Today marks one month at Igalia. It’s been a lot, and there’s more to come, but it’s been a really great experience. I get to do things I really enjoy and value, and Igalia supports and encourages all of it without trying to steer me in specific directions. I’ve been incredibly lucky to experience that kind of working environment twice in my life — and the other one was an outfit I helped create.
Here’s a summary of what I’ve been up to:
- Generally got up to speed on what Igalia is working on (spoiler: a lot).
- Redesigned parts of wpewebkit.org, fixed a few outstanding bugs, edited most of the rest. (The site runs on 11ty, so I’ve been learning that as well.)
- Wrote a bunch of CSS tests/demos that will form the basis for other works, like articles and videos.
- Drafted a few of said articles. As I write this, two are very close to being complete, and a third is almost ready for editing.
- Edited some pages on the Mozilla Developer Network (MDN), clarifying or upgrading text in some places and replacing unclear examples in others.
- Joined the Open Web Docs Steering Committee.
- Reviewed various specs and proposals (e.g., Miriam’s very interesting
And that’s not all! Here’s what I have planned for the next few months:
- More contributions to MDN, much of it in the CSS space, but also branching out into documenting some up-and-coming APIs in areas that are fairly new to me. (Details to come!)
- Contributions to the Web Platform Tests (WPT), once I get familiar with how that process is structured.
- Articles on topics that will include (but are not limited to!) gaps in CSS, logical properties, and styling based on writing direction. I haven’t actually settled on outlets for those yet, so if you’d be interested in publishing any of them, hit me up. I usually aim for about a thousand words, including example markup and CSS.
- Very likely will rejoin the CSS Working Group after a (mumblecough)-year absence.
- Assembling a Raspberry Pi system to test out WPEWebKit in its native, embedded environment and get a handle on how to create a “setting up WPEWebKit for total embedded-device noobs”, of which I am one.

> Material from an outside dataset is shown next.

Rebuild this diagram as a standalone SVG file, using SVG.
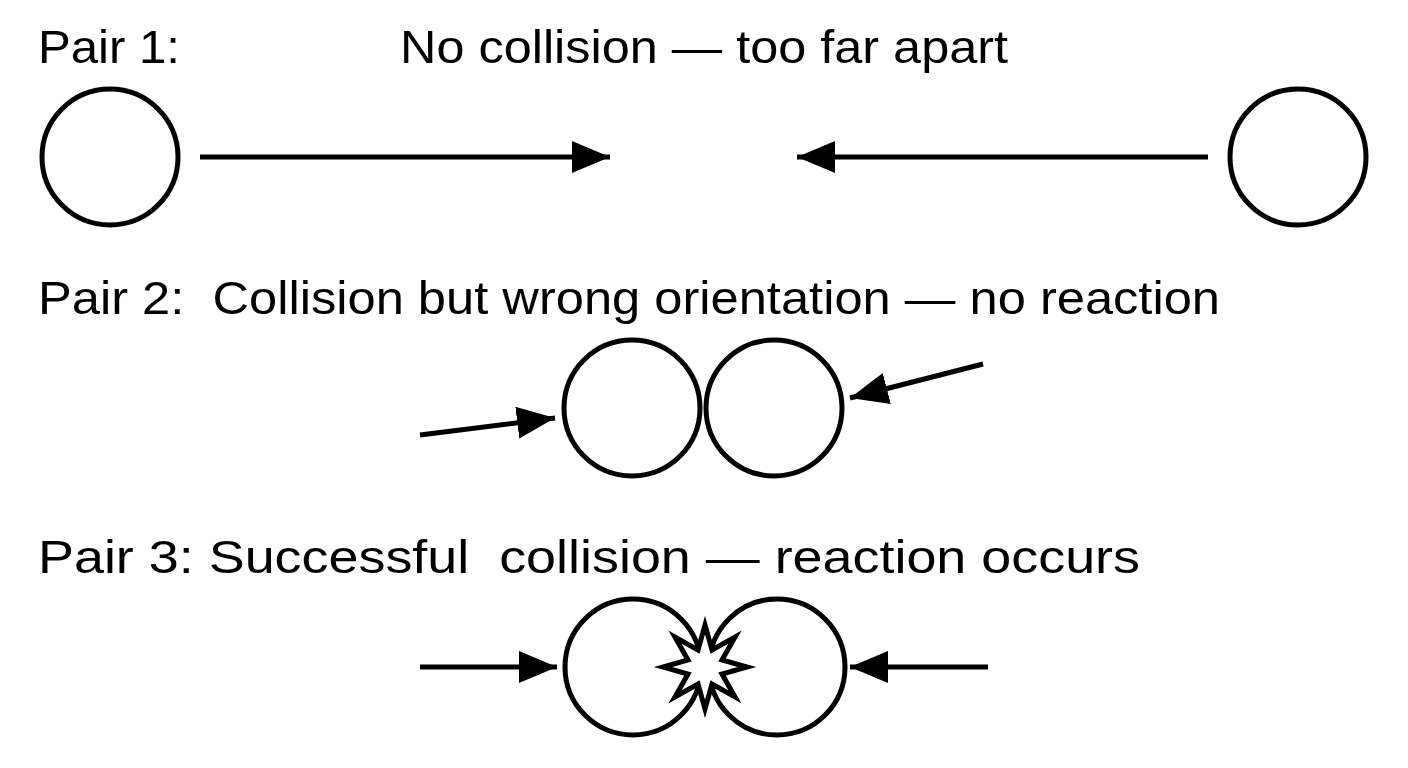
<svg xmlns="http://www.w3.org/2000/svg" width="1408" height="768" viewBox="0 0 1408 768">
<defs>
<marker id="ah" markerUnits="userSpaceOnUse" markerWidth="40" markerHeight="32" refX="38" refY="16" orient="auto"><path d="M0,0 L38,16 L0,32 Z" fill="#000"/></marker>
<style>
.t{font-family:"Liberation Sans",Arial,sans-serif;font-size:47px;fill:#000;white-space:pre}
.c{fill:#fff;stroke:#000;stroke-width:5}
.a{stroke:#000;stroke-width:5;fill:none;marker-end:url(#ah)}
</style>
</defs>
<rect width="1408" height="768" fill="#fff"/>
<g id="labels" xml:space="preserve">
<text class="t" x="38" y="63" textLength="142" lengthAdjust="spacingAndGlyphs">Pair 1:</text>
<text class="t" x="400" y="63" textLength="608" lengthAdjust="spacingAndGlyphs">No collision — too far apart</text>
<text class="t" x="38" y="314" textLength="1182" lengthAdjust="spacingAndGlyphs">Pair 2:  Collision but wrong orientation — no reaction</text>
<text class="t" x="38" y="573" textLength="1102" lengthAdjust="spacingAndGlyphs">Pair 3: Successful  collision — reaction occurs</text>
</g>
<g id="pair1">
<circle class="c" cx="110" cy="157" r="68"/>
<circle class="c" cx="1298" cy="157" r="68"/>
</g>
<g id="pair2">
<circle class="c" cx="632" cy="408" r="68"/>
<circle class="c" cx="774" cy="408" r="68"/>
</g>
<g id="pair3">
<circle class="c" cx="633" cy="667" r="68"/>
<circle class="c" cx="777" cy="667" r="68"/>
<polygon id="star" class="c" stroke-width="4" stroke-linejoin="miter" points="705,625 712,650 735,637 722,660 747,667 722,674 735,697 712,684 705,709 698,684 675,697 688,674 663,667 688,660 675,637 698,650"/>
</g>
<g id="connectors">
<line class="a" x1="200" y1="157" x2="610" y2="157"/>
<line class="a" x1="1208" y1="157" x2="797" y2="157"/>
<line class="a" x1="420" y1="435" x2="555" y2="418"/>
<line class="a" x1="983" y1="364" x2="850" y2="398"/>
<line class="a" x1="420" y1="667" x2="557" y2="667"/>
<line class="a" x1="988" y1="667" x2="850" y2="667"/>
</g>
</svg>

That last one will be an entirely new area for me, as I’ve never really worked with an embedded-device browser before. WPEWebKit is a WebKit port, actually the official WebKit port for embedded devices, and as such is aggressively tuned for performance and low resource demand. I’m really looking forward to not only seeing what it’s like to use it, but also how I might be able to leverage it into some interesting projects.
WPEWebKit is one of the reasons why Igalia is such a big contributor to WebKit, helping drive its standards support forward and raise its interoperability with other browser engines. There’s a thread of self-interest there: a better WebKit means a better WPEWebKit, which means more capable embedded devices for Igalia’s clients. But after a month on the inside, I feel comfortable saying most of Igalia’s commitment to interoperability is philosophical in nature — they truly believe that more consistency and capability in web browsers benefits everyone. As in, THIS IS FOR EVERYONE.
And to go along with that, more knowledge and awareness is seen as an unvarnished good, which is why they’re having me working on MDN content. To that end, I’m putting out an invitation here and now: if you come across a page on MDN about CSS or HTML that confuses you, or seems inaccurate, or just doesn’t have much information at all, please get in touch to let me know, particularly if you are not a native English speaker.
I can’t offer translation services, unfortunately, but I can do my best to make the English content of MDN as clear as possible. Sometimes, what makes sense to a native English speaker is obscure or unclear to others. So while this offer is open to everyone, don’t hold back if you’re struggling to parse the English. It’s more likely the English is unclear and imprecise, and I’d like to erase that barrier if I can.
The best way to submit a report is to send me email with [MDN] and the URL of the page you’re writing about in the subject line. If you’re writing about a collection of pages, put the URLs into the email body rather than the subject line, but please keep the [MDN] in the subject so I can track it more easily. You can also ping me on Twitter, though I’ll probably ask you to email me so I don’t lose track of the report. Just FYI.
I feel like there was more, but this is getting long enough and anyway, it already seems like a lot. I can’t wait to share more with you in the coming months!